Procissão do Fogaréu: Túnica usada por farricocos em Goiás é confundida com Ku Klux Klan; entenda

Atualizado em 28 de março de 2024 às 11:04
Túnica usada por farricocos é confundida com a Ku Klux Klan — Foto: Vitor Santana/g1 e Reprodução/National Photo Company Collection

Com tochas, túnicas coloridas e capuzes pontiagudos, homens vestidos de farricocos, que representam os soldados romanos, tomam as ruas da cidade de Goiás anualmente durante a Procissão do Fogaréu.

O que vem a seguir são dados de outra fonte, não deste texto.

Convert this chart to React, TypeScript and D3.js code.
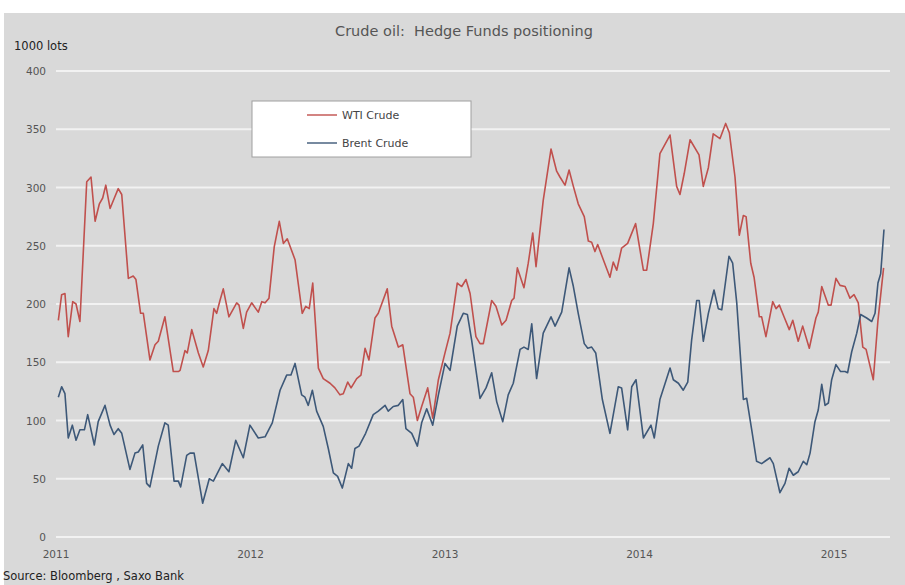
import React from "react";
import * as d3 from "d3";

const title = "Crude oil:  Hedge Funds positioning";
const unitLabel = "1000 lots";
const sourceText = "Source: Bloomberg , Saxo Bank";
const yTicks = [0, 50, 100, 150, 200, 250, 300, 350, 400];
const xTicks = [2011, 2012, 2013, 2014, 2015];
const seriesNames = ["WTI Crude", "Brent Crude"];

const wtiYears = [
  2011.012, 2011.029, 2011.046, 2011.063, 2011.086, 2011.103, 2011.123, 2011.158, 2011.18, 2011.201,
  2011.223, 2011.24, 2011.256, 2011.278, 2011.3, 2011.32, 2011.338, 2011.372, 2011.397, 2011.411,
  2011.435, 2011.449, 2011.483, 2011.509, 2011.526, 2011.56, 2011.603, 2011.629, 2011.638, 2011.663,
  2011.675, 2011.698, 2011.732, 2011.757, 2011.783, 2011.812, 2011.826, 2011.843, 2011.86, 2011.889,
  2011.929, 2011.941, 2011.963, 2011.98, 2012.006, 2012.04, 2012.058, 2012.075, 2012.095, 2012.122,
  2012.148, 2012.169, 2012.189, 2012.229, 2012.266, 2012.284, 2012.302, 2012.32, 2012.349, 2012.374,
  2012.409, 2012.434, 2012.46, 2012.477, 2012.5, 2012.517, 2012.546, 2012.568, 2012.589, 2012.609,
  2012.64, 2012.657, 2012.703, 2012.726, 2012.76, 2012.783, 2012.82, 2012.837, 2012.858, 2012.88,
  2012.911, 2012.937, 2012.966, 2013.0, 2013.026, 2013.063, 2013.086, 2013.108, 2013.129, 2013.159,
  2013.18, 2013.197, 2013.24, 2013.262, 2013.292, 2013.314, 2013.343, 2013.355, 2013.372, 2013.406,
  2013.428, 2013.451, 2013.468, 2013.505, 2013.545, 2013.574, 2013.591, 2013.617, 2013.638, 2013.66,
  2013.685, 2013.716, 2013.737, 2013.754, 2013.771, 2013.785, 2013.814, 2013.848, 2013.865, 2013.883,
  2013.908, 2013.939, 2013.98, 2014.02, 2014.037, 2014.071, 2014.105, 2014.157, 2014.191, 2014.208,
  2014.23, 2014.26, 2014.306, 2014.328, 2014.354, 2014.379, 2014.414, 2014.443, 2014.462, 2014.491,
  2014.513, 2014.534, 2014.548, 2014.572, 2014.589, 2014.616, 2014.628, 2014.65, 2014.685, 2014.702,
  2014.719, 2014.743, 2014.77, 2014.788, 2014.816, 2014.839, 2014.873, 2014.907, 2014.919, 2014.937,
  2014.971, 2014.985, 2015.01, 2015.031, 2015.057, 2015.082, 2015.103, 2015.125, 2015.148, 2015.165,
  2015.182, 2015.202, 2015.226, 2015.255,
];
const wtiValues = [
  186, 208, 209, 172, 202, 200, 185, 305, 309, 271,
  286, 291, 302, 282, 291, 299, 294, 222, 224, 221,
  192, 192, 152, 165, 168, 189, 142, 142, 143, 160,
  158, 178, 158, 146, 160, 196, 192, 203, 213, 189,
  201, 199, 179, 193, 201, 193, 202, 201, 205, 249,
  271, 252, 256, 238, 192, 198, 196, 218, 145, 136,
  132, 128, 122, 123, 133, 128, 136, 139, 162, 152,
  188, 192, 213, 181, 163, 165, 123, 120, 100, 112,
  128, 102, 135, 158, 175, 218, 215, 221, 209, 172,
  166, 166, 203, 198, 182, 186, 203, 205, 231, 214,
  235, 261, 232, 289, 333, 314, 309, 302, 315, 301,
  286, 275, 254, 253, 245, 251, 238, 223, 236, 229,
  248, 252, 269, 229, 229, 269, 329, 345, 301, 294,
  312, 341, 328, 301, 317, 346, 342, 355, 347, 309,
  259, 276, 275, 235, 223, 189, 189, 172, 202, 196,
  199, 189, 178, 186, 168, 181, 162, 188, 193, 215,
  199, 199, 222, 216, 215, 205, 208, 201, 163, 161,
  149, 135, 186, 231,
];

const brentYears = [
  2011.012, 2011.029, 2011.046, 2011.063, 2011.084, 2011.103, 2011.123, 2011.146, 2011.163, 2011.197,
  2011.217, 2011.252, 2011.278, 2011.298, 2011.32, 2011.338, 2011.38, 2011.406, 2011.423, 2011.446,
  2011.466, 2011.483, 2011.526, 2011.56, 2011.577, 2011.607, 2011.629, 2011.641, 2011.672, 2011.689,
  2011.71, 2011.754, 2011.788, 2011.809, 2011.855, 2011.889, 2011.924, 2011.963, 2011.997, 2012.04,
  2012.075, 2012.112, 2012.152, 2012.186, 2012.208, 2012.229, 2012.263, 2012.28, 2012.297, 2012.318,
  2012.34, 2012.374, 2012.4, 2012.426, 2012.448, 2012.472, 2012.503, 2012.52, 2012.537, 2012.558,
  2012.592, 2012.631, 2012.657, 2012.692, 2012.708, 2012.734, 2012.76, 2012.783, 2012.799, 2012.829,
  2012.858, 2012.88, 2012.906, 2012.937, 2012.966, 2013.0, 2013.026, 2013.063, 2013.094, 2013.115,
  2013.137, 2013.18, 2013.211, 2013.24, 2013.266, 2013.297, 2013.325, 2013.351, 2013.386, 2013.406,
  2013.428, 2013.446, 2013.471, 2013.505, 2013.545, 2013.566, 2013.6, 2013.638, 2013.66, 2013.685,
  2013.716, 2013.734, 2013.754, 2013.775, 2013.809, 2013.848, 2013.891, 2013.908, 2013.939, 2013.96,
  2013.982, 2014.02, 2014.059, 2014.076, 2014.105, 2014.157, 2014.174, 2014.2, 2014.225, 2014.248,
  2014.268, 2014.294, 2014.307, 2014.328, 2014.354, 2014.383, 2014.405, 2014.423, 2014.46, 2014.479,
  2014.5, 2014.534, 2014.551, 2014.577, 2014.602, 2014.628, 2014.645, 2014.671, 2014.688, 2014.722,
  2014.748, 2014.769, 2014.791, 2014.816, 2014.842, 2014.86, 2014.877, 2014.902, 2014.919, 2014.937,
  2014.954, 2014.971, 2014.988, 2015.01, 2015.034, 2015.057, 2015.07, 2015.091, 2015.117, 2015.137,
  2015.168, 2015.194, 2015.211, 2015.226, 2015.24, 2015.257,
];
const brentValues = [
  120, 129, 123, 85, 96, 83, 92, 92, 105, 79,
  99, 113, 96, 88, 93, 89, 58, 72, 73, 79,
  46, 43, 78, 98, 96, 48, 48, 43, 70, 72,
  72, 29, 50, 48, 63, 56, 83, 68, 96, 85,
  86, 98, 126, 139, 139, 149, 122, 120, 113, 126,
  108, 95, 76, 55, 52, 42, 63, 59, 76, 78,
  89, 105, 108, 113, 108, 112, 113, 118, 93, 89,
  78, 98, 110, 96, 122, 149, 143, 181, 192, 191,
  169, 119, 128, 141, 116, 99, 122, 132, 161, 163,
  161, 183, 136, 175, 189, 181, 193, 231, 215, 192,
  166, 162, 163, 158, 118, 89, 129, 128, 92, 129,
  135, 85, 96, 85, 118, 145, 135, 132, 126, 133,
  169, 203, 203, 168, 192, 212, 196, 195, 241, 235,
  201, 118, 119, 92, 65, 63, 65, 68, 63, 38,
  46, 59, 53, 56, 65, 62, 72, 99, 109, 131,
  113, 115, 135, 148, 142, 142, 141, 159, 175, 191,
  188, 185, 192, 218, 226, 264,
];

const W = 905;
const H = 585;

export default function App() {
  const x = d3.scaleLinear().domain([2011, 2015]).range([56, 834]);
  const y = d3.scaleLinear().domain([0, 400]).range([537, 71]);

  const wti = wtiYears.map((t, i) => [t, wtiValues[i]] as [number, number]);
  const brent = brentYears.map((t, i) => [t, brentValues[i]] as [number, number]);
  const line = d3
    .line<[number, number]>()
    .x((d) => x(d[0]))
    .y((d) => y(d[1]));

  const font = "Tahoma, 'DejaVu Sans', Verdana, sans-serif";
  const colors = ["#c0504d", "#3d5878"];

  return (
    <svg
      width={W}
      height={H}
      style={{ position: "absolute", left: 0, top: 0, display: "block" }}
      fontFamily={font}
    >
      <rect x={0} y={0} width={W} height={H} fill="#ffffff" />
      <rect x={4} y={13} width={W - 4} height={H - 13} fill="#d9d9d9" />
      <text x={464} y={36} textAnchor="middle" fontSize={14.5} fill="#555" style={{ whiteSpace: "pre" }}>
        {title}
      </text>
      <text x={14} y={50} fontSize={11.5} fill="#222">
        {unitLabel}
      </text>
      {yTicks.map((v) => (
        <g key={v}>
          <line x1={56} x2={890} y1={y(v)} y2={y(v)} stroke="#f2f2f2" strokeWidth={2} />
          <text x={46} y={y(v) + 4} textAnchor="end" fontSize={10.5} fill="#555">
            {v}
          </text>
        </g>
      ))}
      {xTicks.map((t) => (
        <text key={t} x={x(t)} y={558} textAnchor="middle" fontSize={10.5} fill="#555">
          {t}
        </text>
      ))}
      <path d={line(wti) || ""} fill="none" stroke={colors[0]} strokeWidth={1.6} strokeLinejoin="round" />
      <path d={line(brent) || ""} fill="none" stroke={colors[1]} strokeWidth={1.6} strokeLinejoin="round" />
      <g>
        <rect x={252} y={101} width={219} height={56} fill="#ffffff" stroke="#a0a0a0" strokeWidth={1} />
        {seriesNames.map((n, i) => (
          <g key={n}>
            <line x1={307} x2={337} y1={115 + i * 28} y2={115 + i * 28} stroke={colors[i]} strokeWidth={1.4} />
            <text x={342} y={119 + i * 28} fontSize={11} fill="#444">
              {n}
            </text>
          </g>
        ))}
      </g>
      <text x={3} y={580} fontSize={11.5} fill="#222">
        {sourceText}
      </text>
    </svg>
  );
}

A performance relembra a perseguição a Jesus Cristo, para prendê-lo, e faz parte das celebrações da Semana Santa.

As vestimentas dos farricocos são frequentemente comparadas às usadas pelo grupo de supremacia branca Ku Klux Klan – que usam túnicas brancas e capuzes cônicos.

Entretanto, segundo o presidente da Organização Vilaboense de Artes e Tradições (OVAT), Rodrigo dos Santos e Silva, os elementos simbólicos têm significados distintos e as referências da procissão datam de períodos muito anteriores à criação da KKK, conforme informações do G1.

Os primeiros registros da KKK são de 1865, quase um século depois da menção dos farricocos nos textos encontrados na Igreja de São Francisco de Paula, localizada na cidade de Goiás. A partir da descoberta, a OVAT resgatou a iconografia da encenação em 1965.

Rodrigo explicou também que o padre espanhol João Perestrello de Vasconcellos Spindola, fundador da Irmandade do Senhor Bom Jesus dos Passos e o mentor da Semana Santa na cidade de Goiás, trouxe elementos da sua formação religiosa na Europa para reviver tradições na cidade goiana. Em 1745, então, ele introduziu a Procissão do Fogaréu na cidade.

“As pessoas acham que o nosso é novo porque se coloca 1965 como data de fundação da OVAT, que é quando ela resgata e empreende essa tradição, por isso se acha que a produção do Fogaréu poderia ser copiada de algo que veio antes, nos Estados Unidos. Mas não, muito pelo contrário, nós copiamos aquilo que era nosso, nós reinventamos a nossa tradição através daquilo que já existia lá em 1745”, disse Rodrigo.

“Então, nós não podemos ser confundidos como um movimento que busca segregar a população. Muito pelo contrário, a gente atrai toda a multidão, todos os fiéis, para a igreja evangelizar”. 

Farricocos saem pela cidade de Goiás em busca de Jesus Cristo durante Procissão do Fogaréu — Foto: Vitor Santana/g1
Farricocos durante Procissão do Fogaréu, em Goiás— Foto: Vitor Santana/g1

A pesquisadora em antropologia Izabela Tamaso também destacou que o processo de criação das túnicas do farricocos não faz nenhuma alusão ao grupo dos EUA.

“Quando a Goiandira vai criar a vestimenta do farricoco, ela pensa exatamente no penitente. Então, ela não associou a essa ideia que subsidia, que está por detrás da vestimenta da Ku Klux Klan. Não é a mesma. Não tem o mesmo sentido”, disse.

Izabela explicou ainda que o processo de criação dos símbolos e personagens da procissão envolveu estudos da liturgia e do contexto histórico que registraram as primeiras aparições da figura do farricoco.

“No Livro de Receitas da Irmandade, datado de 1745, há referência ao pagamento a um farricoco, o que levantou questões sobre o significado do termo ‘farricoco’. Essa expressão, em alguns lugares, se refere a encapuzados. Assim, a iconografia do farricoco, um personagem central na Procissão do Fogaréu, foi estabelecida”, explicou a pesquisadora.

Vale destacar que a iconografia da procissão foi desenvolvida pela artista plástica Goiandira do Couto, uma das fundadoras da OVAT.

Tamaso afirmou também que a estética dos farricocos não foi inspirada nos guardas romanos, mas sim nas procissões de penitência medievais, onde os pecadores buscavam o anonimato e, por isso, ficavam encapuzados para não serem identificados.

“[A Goiandira] Pensa nos guardas romanos, não como guardas romanos, como eles sempre são caracterizados. Ela vai pensar numa vestimenta que fosse relacionada aos pecadores penitentes das procissões de penitência que aconteciam na Europa medieval. Eles vestiam esse capuz com essa roupa comprida. O capuz era exatamente porque os pecadores não queriam ser identificados, estavam na procissão pedindo perdão pelos pecados”, contou a professora.